A plain-English overview of how residential real estate works in Virginia, attorney-led closings, the grantor tax and recordation tax that split between buyer and seller, the state's distinctive RPDA disclosure waiver, and Northern Virginia's tri-state-market dynamics.

Last updated May 1, 2026

At a glance

Transfer-tax payer
Split (typically 50/50)
Transfer-tax base rate
0.35% of sale price
Mortgage recording tax
None
Attorney customary on residential closings
No
Title insurance rates
Filed by individual insurers
Mansion-style buyer surtax
None

State recordation tax 0.25% (paid by buyer) + grantor's tax 0.10% (paid by seller). Combined ~0.35% typically split. Northern VA (Fairfax, Arlington, Alexandria, Loudoun) adds 0.20% regional tax. Attorney customary in many parts of the state.

Virginia is an attorney-led closing state in most of the Northern Virginia / DC-suburb market and an attorney-or-title-company state elsewhere. The closing professional (usually a settlement attorney) coordinates the transaction, prepares the deed, examines title, and supervises funding. Real estate agents help with negotiation and marketing; lenders handle the loan; the settlement attorney ties it all together.

The Virginia Realtors Standard Form Residential Contract is the dominant document statewide. Northern Virginia (Fairfax, Arlington, Loudoun, Prince William counties) operates as part of the broader DC-MD-VA tri-state market, with its own price dynamics, federal-employment economics, and cross-jurisdictional buyer pool. Outside NoVA, Virginia markets behave more like other Mid-Atlantic states.

Grantor tax and recordation tax

Virginia's transfer-tax structure is split between buyer and seller, which is unusual:

  • Grantor tax (paid by seller): $0.50 per $500 of consideration (0.10% of sale price), paid to the state at closing. On a $600,000 sale, that's $600.
  • Recordation tax (typically paid by buyer): $0.25 per $100 (0.25% of sale price) on the deed, plus an additional $0.25 per $100 on any new mortgage. On a $600,000 sale with a $480,000 mortgage, that's $1,500 (deed) + $1,200 (mortgage) = $2,700.

Some counties and cities (Alexandria, Arlington, Fairfax City, others) impose local recordation taxes of $0.0833 per $100, adding roughly 0.083% to the buyer-side burden. The closing-costs estimator uses a simplified Virginia rate; specific deals in NoVA jurisdictions need separate local research.

What buyers should know

The Virginia Realtors Standard Form gives buyers explicit contingency periods. Home inspection contingencies typically run 7–10 days; financing contingencies run 21–30 days. The contract is well-tested through Virginia case law; disputes under the standard form are usually clean.

Title insurance in Virginia is state-regulated by the Bureau of Insurance, premiums are filed and approved, so they don't vary materially among insurers.

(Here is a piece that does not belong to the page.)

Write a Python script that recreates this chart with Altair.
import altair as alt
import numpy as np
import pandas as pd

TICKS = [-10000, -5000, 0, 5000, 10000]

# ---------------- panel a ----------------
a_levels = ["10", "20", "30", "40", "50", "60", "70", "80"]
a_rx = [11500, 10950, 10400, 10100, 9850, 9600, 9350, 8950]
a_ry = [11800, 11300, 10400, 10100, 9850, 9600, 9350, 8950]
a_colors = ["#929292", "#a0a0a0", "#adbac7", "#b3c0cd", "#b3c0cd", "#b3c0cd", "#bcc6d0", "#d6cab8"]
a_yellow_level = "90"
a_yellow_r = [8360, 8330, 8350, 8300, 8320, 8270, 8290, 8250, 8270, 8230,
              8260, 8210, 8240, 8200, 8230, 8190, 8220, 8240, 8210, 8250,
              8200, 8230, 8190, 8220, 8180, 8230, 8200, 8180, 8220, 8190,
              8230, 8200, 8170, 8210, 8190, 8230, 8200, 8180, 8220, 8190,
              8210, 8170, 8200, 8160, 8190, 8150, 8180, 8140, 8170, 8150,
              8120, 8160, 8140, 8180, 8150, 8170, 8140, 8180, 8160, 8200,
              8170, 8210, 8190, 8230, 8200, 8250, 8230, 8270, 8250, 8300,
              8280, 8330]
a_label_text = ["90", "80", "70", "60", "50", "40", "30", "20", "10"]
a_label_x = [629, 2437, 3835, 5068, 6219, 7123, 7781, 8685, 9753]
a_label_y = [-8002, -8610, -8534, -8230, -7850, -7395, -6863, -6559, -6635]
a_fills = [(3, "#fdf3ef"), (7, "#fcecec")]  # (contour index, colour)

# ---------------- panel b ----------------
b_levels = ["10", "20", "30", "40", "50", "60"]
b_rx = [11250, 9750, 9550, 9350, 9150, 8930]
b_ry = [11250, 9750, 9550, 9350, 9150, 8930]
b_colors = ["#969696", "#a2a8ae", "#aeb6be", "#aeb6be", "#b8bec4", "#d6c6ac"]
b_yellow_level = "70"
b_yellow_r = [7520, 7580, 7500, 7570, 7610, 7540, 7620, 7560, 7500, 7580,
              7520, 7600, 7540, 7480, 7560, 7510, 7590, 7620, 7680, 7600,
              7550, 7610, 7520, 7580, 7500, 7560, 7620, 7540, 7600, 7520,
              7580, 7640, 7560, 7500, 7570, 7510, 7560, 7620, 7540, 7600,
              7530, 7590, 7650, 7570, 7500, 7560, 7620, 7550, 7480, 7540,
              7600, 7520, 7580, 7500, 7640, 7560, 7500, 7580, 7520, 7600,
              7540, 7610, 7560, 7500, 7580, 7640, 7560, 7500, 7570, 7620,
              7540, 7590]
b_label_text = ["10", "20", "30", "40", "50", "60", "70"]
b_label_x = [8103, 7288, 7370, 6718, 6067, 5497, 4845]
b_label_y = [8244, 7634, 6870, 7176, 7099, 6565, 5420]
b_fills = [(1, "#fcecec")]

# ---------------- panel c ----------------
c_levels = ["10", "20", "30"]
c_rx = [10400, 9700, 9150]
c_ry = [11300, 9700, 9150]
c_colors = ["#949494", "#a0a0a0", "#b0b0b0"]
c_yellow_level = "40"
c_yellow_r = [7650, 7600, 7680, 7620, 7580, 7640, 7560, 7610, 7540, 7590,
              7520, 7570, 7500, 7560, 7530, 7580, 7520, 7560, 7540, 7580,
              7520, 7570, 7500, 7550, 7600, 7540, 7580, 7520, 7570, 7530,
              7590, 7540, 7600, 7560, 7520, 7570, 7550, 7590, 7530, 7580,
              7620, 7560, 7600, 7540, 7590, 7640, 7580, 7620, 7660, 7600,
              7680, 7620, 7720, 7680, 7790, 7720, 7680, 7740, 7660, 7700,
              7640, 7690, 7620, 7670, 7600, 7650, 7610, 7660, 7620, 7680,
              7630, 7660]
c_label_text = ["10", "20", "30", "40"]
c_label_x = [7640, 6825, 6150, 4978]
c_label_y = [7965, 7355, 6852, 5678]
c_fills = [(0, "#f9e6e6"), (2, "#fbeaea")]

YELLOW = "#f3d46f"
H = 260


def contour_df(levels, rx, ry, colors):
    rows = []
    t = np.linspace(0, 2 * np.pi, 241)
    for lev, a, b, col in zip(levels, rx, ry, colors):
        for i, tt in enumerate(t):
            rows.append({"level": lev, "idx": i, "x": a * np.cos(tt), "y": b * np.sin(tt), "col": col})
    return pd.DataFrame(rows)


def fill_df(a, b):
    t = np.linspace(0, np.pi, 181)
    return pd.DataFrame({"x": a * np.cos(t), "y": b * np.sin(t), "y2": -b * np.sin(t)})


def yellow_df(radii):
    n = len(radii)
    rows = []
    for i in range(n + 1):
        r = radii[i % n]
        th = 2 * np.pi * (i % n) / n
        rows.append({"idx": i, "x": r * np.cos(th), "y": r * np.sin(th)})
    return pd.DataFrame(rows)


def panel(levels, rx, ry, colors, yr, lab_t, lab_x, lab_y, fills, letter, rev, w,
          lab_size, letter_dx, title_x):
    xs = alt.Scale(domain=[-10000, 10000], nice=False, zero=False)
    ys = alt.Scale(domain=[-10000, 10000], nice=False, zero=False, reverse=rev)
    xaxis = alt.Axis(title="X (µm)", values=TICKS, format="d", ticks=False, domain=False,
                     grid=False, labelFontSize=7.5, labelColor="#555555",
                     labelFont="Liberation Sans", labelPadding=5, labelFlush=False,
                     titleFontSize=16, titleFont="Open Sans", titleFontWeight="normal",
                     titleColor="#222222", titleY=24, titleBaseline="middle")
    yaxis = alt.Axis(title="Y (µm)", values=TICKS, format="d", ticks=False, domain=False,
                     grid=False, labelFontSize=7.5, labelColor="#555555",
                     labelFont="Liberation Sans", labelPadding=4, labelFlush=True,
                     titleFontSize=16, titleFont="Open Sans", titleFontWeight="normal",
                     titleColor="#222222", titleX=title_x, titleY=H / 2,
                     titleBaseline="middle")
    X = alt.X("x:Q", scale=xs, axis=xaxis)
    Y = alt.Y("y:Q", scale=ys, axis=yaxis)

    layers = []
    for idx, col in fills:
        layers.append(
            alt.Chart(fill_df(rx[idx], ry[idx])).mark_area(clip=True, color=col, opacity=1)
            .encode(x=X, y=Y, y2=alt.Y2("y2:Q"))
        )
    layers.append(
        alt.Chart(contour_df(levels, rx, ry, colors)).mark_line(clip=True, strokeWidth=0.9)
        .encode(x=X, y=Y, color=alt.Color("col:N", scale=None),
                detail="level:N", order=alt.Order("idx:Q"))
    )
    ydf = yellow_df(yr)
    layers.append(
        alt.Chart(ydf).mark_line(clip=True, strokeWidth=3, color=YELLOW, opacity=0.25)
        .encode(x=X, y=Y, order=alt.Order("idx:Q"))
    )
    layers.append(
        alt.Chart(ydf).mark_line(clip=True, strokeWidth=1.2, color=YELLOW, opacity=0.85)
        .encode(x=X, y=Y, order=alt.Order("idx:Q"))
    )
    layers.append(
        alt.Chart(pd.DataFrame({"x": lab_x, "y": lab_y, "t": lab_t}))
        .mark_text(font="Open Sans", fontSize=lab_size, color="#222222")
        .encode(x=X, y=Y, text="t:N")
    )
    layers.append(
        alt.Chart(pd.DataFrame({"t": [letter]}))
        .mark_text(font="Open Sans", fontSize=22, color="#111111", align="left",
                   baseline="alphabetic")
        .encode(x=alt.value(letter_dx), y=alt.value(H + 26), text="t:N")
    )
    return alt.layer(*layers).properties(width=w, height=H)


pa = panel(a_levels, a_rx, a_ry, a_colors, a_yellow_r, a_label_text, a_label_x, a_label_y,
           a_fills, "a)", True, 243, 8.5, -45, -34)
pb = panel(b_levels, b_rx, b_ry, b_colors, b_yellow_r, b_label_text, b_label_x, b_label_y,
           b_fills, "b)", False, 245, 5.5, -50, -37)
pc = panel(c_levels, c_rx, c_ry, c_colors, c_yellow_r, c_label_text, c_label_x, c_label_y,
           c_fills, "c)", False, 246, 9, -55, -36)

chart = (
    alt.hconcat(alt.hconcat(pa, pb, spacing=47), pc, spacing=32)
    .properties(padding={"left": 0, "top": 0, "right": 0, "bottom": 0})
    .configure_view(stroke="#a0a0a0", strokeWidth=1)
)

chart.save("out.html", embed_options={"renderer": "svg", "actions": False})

The lender's title policy is required (buyer customarily pays); the owner's policy is customarily also paid by the buyer in Virginia.

Property tax in Virginia varies dramatically by jurisdiction. Northern Virginia counties (Fairfax, Arlington, Loudoun) run roughly 1.0%–1.2% of assessed value; smaller cities and rural counties run lower (0.6%–0.9%). Virginia has a disabled-veteran exemption that fully eliminates property tax for service-connected 100%-disabled veterans, and various local exemptions for elderly and disabled homeowners.

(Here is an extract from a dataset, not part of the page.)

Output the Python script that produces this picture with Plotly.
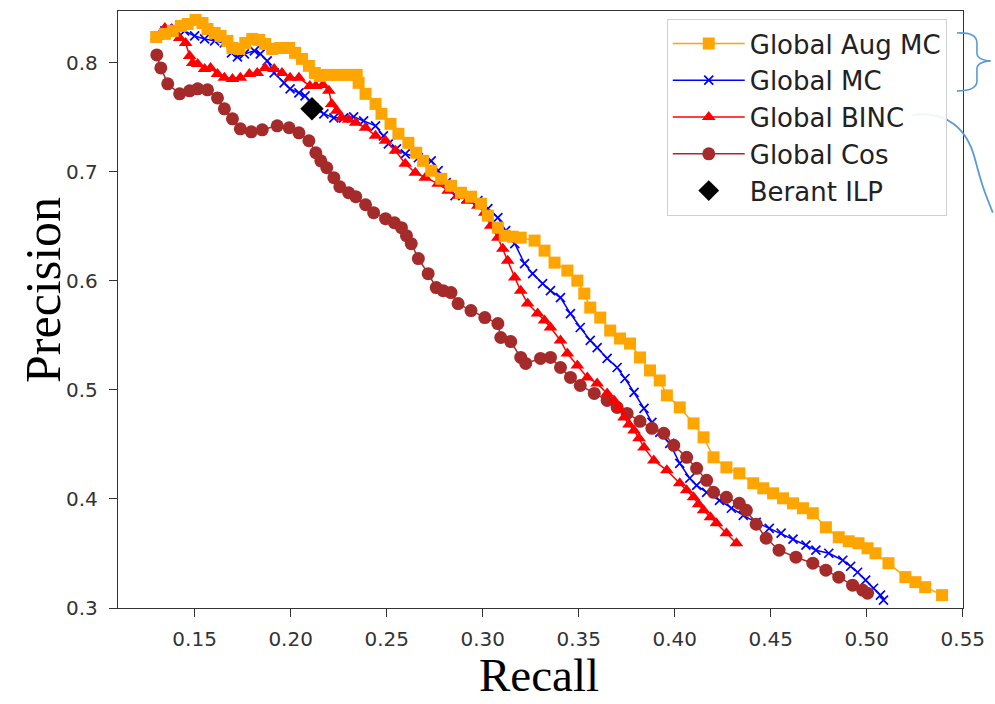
import plotly.graph_objects as go

# ---------------- data ----------------
aug_mc_recall = [0.130,0.1345,0.1386,0.1428,0.1464,0.1505,0.1541,0.1567,0.1604,0.1635,0.1671,0.1697,0.1733,0.1764,0.1800,0.1836,0.1867,0.1904,0.1945,0.1992,0.2023,0.2059,0.2095,0.2126,0.2152,0.2188,0.2240,0.2292,0.2344,0.2354,0.2390,0.2442,0.2473,0.2520,0.2561,0.2613,0.2654,0.2690,0.2732,0.2784,0.2835,0.2887,0.2939,0.2991,0.3027,0.3079,0.3115,0.3156,0.3198,0.3270,0.3322,0.3374,0.3441,0.3493,0.3529,0.3560,0.3612,0.3664,0.3715,0.3767,0.3819,0.3871,0.3922,0.3959,0.4026,0.4098,0.4150,0.4202,0.4269,0.4336,0.4409,0.4461,0.4512,0.4564,0.4616,0.4668,0.4719,0.4787,0.4854,0.4906,0.4957,0.5004,0.5045,0.5113,0.5201,0.5253,0.5304,0.5392]
aug_mc_precision = [0.8238,0.8266,0.8293,0.8339,0.8357,0.8394,0.8366,0.8311,0.8275,0.8247,0.8202,0.8137,0.8128,0.8183,0.8220,0.8211,0.8174,0.8128,0.8137,0.8137,0.8092,0.8037,0.7973,0.7908,0.7881,0.7890,0.7890,0.7890,0.7890,0.7817,0.7716,0.7624,0.7533,0.7441,0.7350,0.7267,0.7176,0.7102,0.7011,0.6937,0.6873,0.6809,0.6773,0.6708,0.6599,0.6489,0.6415,0.6406,0.6397,0.6370,0.6278,0.6168,0.6095,0.6003,0.5884,0.5756,0.5664,0.5545,0.5472,0.5426,0.5298,0.5179,0.5087,0.4950,0.4840,0.4693,0.4565,0.4382,0.4290,0.4235,0.4144,0.4098,0.4052,0.4006,0.3960,0.3915,0.3869,0.3740,0.3649,0.3612,0.3594,0.3548,0.3502,0.3411,0.3283,0.3237,0.3191,0.3118]

mc_recall = [0.1303,0.1345,0.1396,0.1448,0.1500,0.1552,0.1604,0.1655,0.1692,0.1723,0.1759,0.1811,0.1842,0.1878,0.1914,0.1966,0.1997,0.2043,0.2075,0.2121,0.2173,0.2225,0.2276,0.2328,0.2380,0.2442,0.2483,0.2509,0.2551,0.2597,0.2665,0.2732,0.2768,0.2810,0.2856,0.2913,0.2975,0.3027,0.3079,0.3120,0.3167,0.3218,0.3260,0.3312,0.3353,0.3405,0.3457,0.3508,0.3560,0.3596,0.3648,0.3700,0.3741,0.3788,0.3840,0.3881,0.3922,0.3974,0.4026,0.4078,0.4114,0.4166,0.4233,0.4295,0.4357,0.4424,0.4492,0.4554,0.4616,0.4683,0.4735,0.4802,0.4875,0.4916,0.4952,0.4994,0.5035,0.5071,0.5087]
mc_precision = [0.8229,0.8293,0.8311,0.8293,0.8247,0.8220,0.8202,0.8183,0.8092,0.8055,0.8082,0.8110,0.8082,0.8018,0.7908,0.7817,0.7762,0.7725,0.7698,0.7588,0.7533,0.7496,0.7496,0.7505,0.7469,0.7423,0.7331,0.7258,0.7212,0.7166,0.7130,0.7102,0.7011,0.6901,0.6782,0.6754,0.6736,0.6663,0.6580,0.6461,0.6342,0.6159,0.6067,0.5976,0.5911,0.5847,0.5701,0.5573,0.5454,0.5389,0.5289,0.5206,0.5105,0.4977,0.4831,0.4702,0.4611,0.4510,0.4327,0.4190,0.4125,0.4061,0.3988,0.3915,0.3850,0.3786,0.3731,0.3686,0.3631,0.3576,0.3530,0.3502,0.3438,0.3383,0.3328,0.3255,0.3181,0.3118,0.3072]

binc_recall = [0.1303,0.1345,0.1381,0.1422,0.1453,0.1474,0.1490,0.1516,0.1552,0.1583,0.1619,0.1655,0.1697,0.1738,0.1785,0.1826,0.1867,0.1914,0.1955,0.1997,0.2043,0.2100,0.2131,0.2168,0.2199,0.2214,0.2240,0.2266,0.2302,0.2339,0.2390,0.2442,0.2494,0.2546,0.2597,0.2649,0.2701,0.2768,0.2820,0.2872,0.2923,0.2975,0.3011,0.3042,0.3079,0.3105,0.3130,0.3167,0.3198,0.3234,0.3286,0.3322,0.3353,0.3405,0.3441,0.3493,0.3545,0.3596,0.3648,0.3684,0.3710,0.3736,0.3762,0.3788,0.3814,0.3840,0.3891,0.3959,0.4026,0.4062,0.4098,0.4124,0.4150,0.4186,0.4217,0.4269,0.4321]
binc_precision = [0.8238,0.8321,0.8311,0.8229,0.8183,0.8064,0.8000,0.7991,0.7945,0.7954,0.7899,0.7863,0.7853,0.7863,0.7899,0.7908,0.7954,0.7945,0.7908,0.7863,0.7863,0.7789,0.7789,0.7798,0.7744,0.7624,0.7560,0.7496,0.7478,0.7450,0.7405,0.7331,0.7286,0.7194,0.7075,0.6992,0.6947,0.6892,0.6828,0.6782,0.6736,0.6690,0.6626,0.6507,0.6397,0.6296,0.6186,0.6031,0.5911,0.5792,0.5701,0.5637,0.5573,0.5454,0.5334,0.5225,0.5115,0.5060,0.4968,0.4904,0.4831,0.4748,0.4684,0.4629,0.4556,0.4473,0.4354,0.4263,0.4144,0.4080,0.4015,0.3951,0.3896,0.3832,0.3777,0.3686,0.3594]

cos_recall = [0.1303,0.1324,0.1360,0.1422,0.1474,0.1516,0.1567,0.1619,0.1655,0.1697,0.1738,0.1795,0.1852,0.1930,0.1992,0.2043,0.2095,0.2131,0.2157,0.2188,0.2225,0.2256,0.2302,0.2339,0.2390,0.2432,0.2494,0.2540,0.2577,0.2603,0.2628,0.2665,0.2716,0.2758,0.2794,0.2835,0.2872,0.2939,0.3011,0.3079,0.3094,0.3146,0.3198,0.3224,0.3301,0.3353,0.3405,0.3457,0.3508,0.3581,0.3648,0.3700,0.3752,0.3819,0.3881,0.3943,0.3995,0.4062,0.4114,0.4166,0.4202,0.4269,0.4336,0.4373,0.4424,0.4476,0.4543,0.4631,0.4719,0.4787,0.4854,0.4926,0.4978,0.5004]
cos_precision = [0.8073,0.7954,0.7808,0.7716,0.7744,0.7762,0.7753,0.7679,0.7579,0.7487,0.7395,0.7368,0.7386,0.7423,0.7405,0.7359,0.7286,0.7176,0.7102,0.7038,0.6947,0.6864,0.6809,0.6773,0.6699,0.6626,0.6571,0.6534,0.6489,0.6415,0.6342,0.6205,0.6067,0.5939,0.5911,0.5893,0.5792,0.5728,0.5664,0.5609,0.5481,0.5444,0.5298,0.5243,0.5289,0.5298,0.5206,0.5115,0.5041,0.4968,0.4904,0.4840,0.4785,0.4712,0.4648,0.4602,0.4492,0.4382,0.4281,0.4171,0.4061,0.4015,0.3960,0.3896,0.3768,0.3640,0.3530,0.3466,0.3411,0.3347,0.3283,0.3209,0.3164,0.3136]

ilp_recall = [0.2111]
ilp_precision = [0.7579]

x_ticks = [0.15, 0.20, 0.25, 0.30, 0.35, 0.40, 0.45, 0.50, 0.55]
x_tick_labels = ["0.15", "0.20", "0.25", "0.30", "0.35", "0.40", "0.45", "0.50", "0.55"]
y_ticks = [0.3, 0.4, 0.5, 0.6, 0.7, 0.8]
y_tick_labels = ["0.3", "0.4", "0.5", "0.6", "0.7", "0.8"]

# ---------------- figure ----------------
W, H = 995, 704
L, T = 118, 10
R = W - 968
B = H - 608
PW, PH = W - L - R, H - T - B


def px(x, y):
    """page pixel position -> paper coordinates (used for decorations only)"""
    return (x - L) / PW, (H - B - y) / PH


fig = go.Figure()

fig.add_trace(go.Scatter(
    x=mc_recall, y=mc_precision, mode="lines+markers", name="Global MC",
    legendrank=2, legendgroup="b",
    line=dict(color="#0000FF", width=1.5),
    marker=dict(symbol="x-thin", size=9, color="#0000FF",
                line=dict(width=1.7, color="#0000FF"))))
fig.add_trace(go.Scatter(
    x=cos_recall, y=cos_precision, mode="lines+markers", name="Global Cos",
    legendrank=4, legendgroup="d",
    line=dict(color="#A52A2A", width=1.5),
    marker=dict(symbol="circle", size=13, color="#A52A2A")))
fig.add_trace(go.Scatter(
    x=binc_recall, y=binc_precision, mode="lines+markers", name="Global BINC",
    legendrank=3, legendgroup="c",
    line=dict(color="#FF0000", width=1.5),
    marker=dict(symbol="triangle-up", size=12, color="#FF0000")))
fig.add_trace(go.Scatter(
    x=aug_mc_recall, y=aug_mc_precision, mode="lines+markers", name="Global Aug MC",
    legendrank=1, legendgroup="a",
    line=dict(color="#FFA500", width=1.5),
    marker=dict(symbol="square", size=12, color="#FFA500")))
fig.add_trace(go.Scatter(
    x=ilp_recall, y=ilp_precision, mode="markers", name="Berant ILP",
    legendrank=5, legendgroup="e",
    marker=dict(symbol="diamond", size=18, color="#000000")))

axis_common = dict(
    showline=True, mirror=True, linecolor="#333333", linewidth=1.4,
    ticks="outside", ticklen=8, tickwidth=1.3, tickcolor="#333333",
    showgrid=False, zeroline=False,
    tickfont=dict(family="DejaVu Sans", size=20, color="#333333"),
)

fig.update_xaxes(range=[0.1101, 0.5501], tickvals=x_ticks, ticktext=x_tick_labels,
                 ticklabelstandoff=5, **axis_common)
fig.update_yaxes(range=[0.3, 0.8476], tickvals=y_ticks, ticktext=y_tick_labels,
                 ticklabelstandoff=7, **axis_common)

ax, ay = px(42, 289)
rx, ry = px(541, 675)
annotations = [
    dict(text="Precision", x=ax, y=ay, xref="paper", yref="paper", textangle=-90,
         showarrow=False, xanchor="center", yanchor="middle",
         font=dict(family="Liberation Serif", size=50, color="#000000")),
    dict(text="Recall", x=rx, y=ry, xref="paper", yref="paper",
         showarrow=False, xanchor="center", yanchor="middle",
         font=dict(family="Liberation Serif", size=47, color="#000000")),
]


def path(points_cmds):
    out = []
    for cmd, pts in points_cmds:
        coords = " ".join("%.4f,%.4f" % px(*p) for p in pts)
        out.append(cmd + " " + coords)
    return " ".join(out)


brace = path([("M", [(962, 32)]), ("Q", [(982, 31), (982, 42)]), ("L", [(982, 52)]),
              ("Q", [(982, 59), (996, 60)]), ("M", [(996, 60)]), ("Q", [(982, 61), (982, 68)]),
              ("L", [(982, 80)]), ("Q", [(982, 90), (962, 90)])])
curve = path([("M", [(917, 114)]), ("C", [(952, 110), (972, 128), (980, 158)]),
              ("S", [(990, 192), (998, 212)])])

shapes = [
    dict(type="path", path=brace, xref="paper", yref="paper",
         line=dict(color="#5B9BD5", width=1.6)),
    dict(type="path", path=curve, xref="paper", yref="paper",
         line=dict(color="#5B9BD5", width=1.8)),
]

lx, ly = px(670, 18)
fig.update_layout(
    width=W, height=H, autosize=False,
    margin=dict(l=L, r=R, t=T, b=B),
    paper_bgcolor="white", plot_bgcolor="white",
    annotations=annotations, shapes=shapes,
    legend=dict(x=lx, y=ly, xanchor="left", yanchor="top",
                bgcolor="rgba(255,255,255,0.9)", bordercolor="#D0D0D0", borderwidth=1,
                font=dict(family="DejaVu Sans", size=26, color="#222222"),
                itemwidth=72, tracegroupgap=0, traceorder="grouped"),
    showlegend=True,
)

fig.write_html(
    "out.html",
    config={"displayModeBar": False},
    post_script="document.body.style.margin='0';document.body.style.overflow='hidden';",
)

The buyer-broker agreement (post-2024 NAR settlement) is required before showings. Virginia adopted updated forms early.

RPDA, the disclosure-or-waiver structure

Virginia's seller-disclosure regime is distinctive: sellers can either complete a Residential Property Disclosure Act (RPDA) disclosure form covering known defects, OR the buyer can sign a disclaimer acknowledging that the seller is selling "as-is" with respect to material defects (other than statutory environmental hazards like lead-based paint, defective drywall, and certain other items the seller can't disclaim).

Most Virginia sellers in practice use the disclaimer route, which shifts the inspection burden to the buyer. The buyer's home inspection becomes the primary tool for surfacing issues, and the inspection contingency is the buyer's primary protection. This differs from states like California or Maryland, where seller affirmative disclosure is the default. Buyers shopping Virginia properties should plan for thorough inspections and not assume any defect-disclosure cushion.

What sellers should know

Virginia seller closing costs are moderate. On a $600,000 sale: 5–6% commission ($30,000–$36,000), $600 grantor tax, $1,500–$3,000 attorney fees, $1,000–$1,500 title insurance share, remaining items. Total seller closing costs typically run 6.5–8% of sale price.

Capital gains in Virginia are taxed as ordinary income at the state's graduated rates (top bracket 5.75%). Combined with federal long-term cap gains (0/15/20%) and the 3.8% NIIT for higher earners, sellers above the federal § 121 exclusion face combined effective rates of 23–29%.

Nonresident sellers face Virginia's withholding requirement: 5% of the sales price for individual nonresident sellers, withheld at closing unless an exemption is filed. The closing attorney handles the procedure.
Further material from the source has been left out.